Music leaks into the plot from every corner. Adams’ character Camille Preaker drowns in Led Zeppelin songs while driving around her hometown in a drunken haze. Her creepily passive stepdad Alan, plays the beautiful classical piano of Alexandra Streliski out of an unimaginably expensive stereo system. Amma herself, who is arguably the most captivating character of the series, has a deeply varied music taste, from Engelbert Humperdinck to 2Pac.
The director of the series, Jean–Marc Vallée (Dallas Buyers Club, Big Little Lies), has a reputation for letting music become its own character. With the help of series’ music supervisor Susan Jacobs, Vallée drenches the sluggish landscape in a haze as deep as that of Camille’s trauma–induced alcoholism. Paired with seamless, rapid-fire splicing of memories past and present, every scene becomes utterly hypnotic—so much so that we almost forget about a potential serial killer that’s still on the loose.
So present is some form of music for almost every character that it reflects the interweaving codependent relationships among them. Alan remains devoted to Adora, despite her icy rejections of physical intimacy with him and his own suspicions that she may be involved with the Wind Gap Police Chief Vickery. On his subdued days, he escapes into older jazz and blues (with racy LP covers). But in a near fit of rage, The Doors’ “Riders in the Storm,” blasts in the background.
Camille, too, uses the angst of mid–twentieth century rock to dilute frustrations—though they stem from her past more than anything else. She may have escaped her hometown, but the scratched words of pain and shame in her skin show she’s far from forgotten the hold it has on her. Led Zeppelin’s “In the Evening” is her opiate of choice, second only to the ever-present bottle of clear liquid that’s anything but water in her hand. Still, she weaves in rebellious music from this century as well, most notably playing Hurray for the Riff Raff’s “Pa’Lante” in an angry car ride home from the town’s annual Civil War (read: Confederate soldiers) celebration.
But while the music subtly adds to the character development, it usually stays in the background without really factoring into the plotline. It’s not until the final few seconds that the murderess comes clean, and the songs trailing behind her come together in an aha moment of horror. After the penultimate episode reveals that Adora was responsible for the death of her young daughter Marian decades ago due to her Munchausen’s by proxy disorder, we were all busy piecing together who might be her accomplice in the two more recent murders of other young girls. Too busy to notice who now sits at the other end of her caretaker addiction.

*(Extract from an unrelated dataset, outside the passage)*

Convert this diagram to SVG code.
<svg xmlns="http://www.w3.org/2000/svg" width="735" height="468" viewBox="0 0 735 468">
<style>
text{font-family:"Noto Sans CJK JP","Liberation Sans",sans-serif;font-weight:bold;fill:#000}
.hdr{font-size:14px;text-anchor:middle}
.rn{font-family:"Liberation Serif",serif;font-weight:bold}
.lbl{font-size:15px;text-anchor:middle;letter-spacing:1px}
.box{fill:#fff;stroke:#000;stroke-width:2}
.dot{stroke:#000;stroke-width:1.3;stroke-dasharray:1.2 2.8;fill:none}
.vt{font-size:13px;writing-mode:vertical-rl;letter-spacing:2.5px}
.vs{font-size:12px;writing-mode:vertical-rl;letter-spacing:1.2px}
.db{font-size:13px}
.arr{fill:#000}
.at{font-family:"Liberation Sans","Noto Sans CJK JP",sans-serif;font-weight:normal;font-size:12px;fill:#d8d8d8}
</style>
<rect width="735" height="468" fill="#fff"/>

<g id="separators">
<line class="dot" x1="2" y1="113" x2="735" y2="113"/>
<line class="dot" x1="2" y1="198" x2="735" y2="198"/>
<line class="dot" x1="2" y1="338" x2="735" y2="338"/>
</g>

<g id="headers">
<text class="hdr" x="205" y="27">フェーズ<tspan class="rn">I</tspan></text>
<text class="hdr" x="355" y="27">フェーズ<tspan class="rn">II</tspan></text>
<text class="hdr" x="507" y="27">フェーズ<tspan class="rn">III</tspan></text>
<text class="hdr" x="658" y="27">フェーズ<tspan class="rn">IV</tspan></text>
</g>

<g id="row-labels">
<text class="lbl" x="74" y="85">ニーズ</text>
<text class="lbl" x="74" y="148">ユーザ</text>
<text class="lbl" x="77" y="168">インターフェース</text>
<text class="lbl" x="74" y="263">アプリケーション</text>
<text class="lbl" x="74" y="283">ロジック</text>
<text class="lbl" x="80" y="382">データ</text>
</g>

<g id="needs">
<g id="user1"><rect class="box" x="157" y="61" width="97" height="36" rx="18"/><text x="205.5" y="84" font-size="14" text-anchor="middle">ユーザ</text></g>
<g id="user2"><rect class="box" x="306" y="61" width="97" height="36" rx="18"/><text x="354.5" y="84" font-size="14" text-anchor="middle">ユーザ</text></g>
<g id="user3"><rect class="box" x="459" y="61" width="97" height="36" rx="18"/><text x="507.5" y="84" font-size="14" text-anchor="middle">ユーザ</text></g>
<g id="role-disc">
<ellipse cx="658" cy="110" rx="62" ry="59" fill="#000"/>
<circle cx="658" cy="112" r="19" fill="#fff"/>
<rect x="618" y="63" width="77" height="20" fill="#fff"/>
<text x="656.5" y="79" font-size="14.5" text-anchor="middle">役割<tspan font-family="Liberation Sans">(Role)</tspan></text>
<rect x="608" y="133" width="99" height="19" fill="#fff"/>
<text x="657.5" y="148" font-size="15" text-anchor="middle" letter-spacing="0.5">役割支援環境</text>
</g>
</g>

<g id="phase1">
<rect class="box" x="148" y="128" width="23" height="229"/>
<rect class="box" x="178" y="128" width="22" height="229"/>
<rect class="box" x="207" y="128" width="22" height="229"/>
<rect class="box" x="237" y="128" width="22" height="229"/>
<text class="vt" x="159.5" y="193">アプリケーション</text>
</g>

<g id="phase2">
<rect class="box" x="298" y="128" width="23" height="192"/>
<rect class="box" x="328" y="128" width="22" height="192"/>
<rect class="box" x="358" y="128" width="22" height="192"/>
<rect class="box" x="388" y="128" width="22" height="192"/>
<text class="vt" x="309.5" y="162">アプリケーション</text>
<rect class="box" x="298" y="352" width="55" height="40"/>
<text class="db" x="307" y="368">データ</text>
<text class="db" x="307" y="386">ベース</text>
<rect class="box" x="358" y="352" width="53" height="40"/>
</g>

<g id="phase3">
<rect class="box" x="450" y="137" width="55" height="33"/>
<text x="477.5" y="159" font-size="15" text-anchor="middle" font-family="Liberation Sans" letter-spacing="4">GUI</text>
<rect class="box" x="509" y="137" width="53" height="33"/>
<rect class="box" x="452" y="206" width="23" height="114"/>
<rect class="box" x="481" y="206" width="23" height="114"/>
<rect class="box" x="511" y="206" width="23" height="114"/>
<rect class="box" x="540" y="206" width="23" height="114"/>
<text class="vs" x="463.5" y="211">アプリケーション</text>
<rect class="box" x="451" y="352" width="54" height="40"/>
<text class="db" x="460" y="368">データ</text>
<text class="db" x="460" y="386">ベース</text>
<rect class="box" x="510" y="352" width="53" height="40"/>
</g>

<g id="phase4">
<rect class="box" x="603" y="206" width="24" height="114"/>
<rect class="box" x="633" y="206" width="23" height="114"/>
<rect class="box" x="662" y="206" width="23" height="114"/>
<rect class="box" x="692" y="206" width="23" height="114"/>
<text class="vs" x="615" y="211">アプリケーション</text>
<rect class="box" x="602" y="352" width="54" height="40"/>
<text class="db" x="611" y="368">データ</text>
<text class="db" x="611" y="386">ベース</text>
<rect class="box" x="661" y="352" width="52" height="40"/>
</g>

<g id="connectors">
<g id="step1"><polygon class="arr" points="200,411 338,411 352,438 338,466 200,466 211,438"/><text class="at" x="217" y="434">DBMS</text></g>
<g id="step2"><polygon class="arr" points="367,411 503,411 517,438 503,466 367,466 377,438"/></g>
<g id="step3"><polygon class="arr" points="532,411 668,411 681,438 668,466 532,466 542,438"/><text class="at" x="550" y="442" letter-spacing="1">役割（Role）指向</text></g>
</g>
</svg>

“Mama’s Gonna Give You Love,” by Emily Wells, “I Love My Mama,” by Snoop Dogg, “Dear Mama,” by 2Pac: these are the songs that follow Amma. Paired with the ringing devotion in the Led Zeppelin lyrics, the whole Crellin family reeks of addiction, whether it be to music, to alcohol, or to love—in this case, a murderous one. And by the final sentence of the movie, it’s not so hard to understand the motive of Amma’s violence if we listen to Robert Plant’s crooning voice one more time: “She don’t show no pity, baby / She don’t make no rules / Oh, I need your love."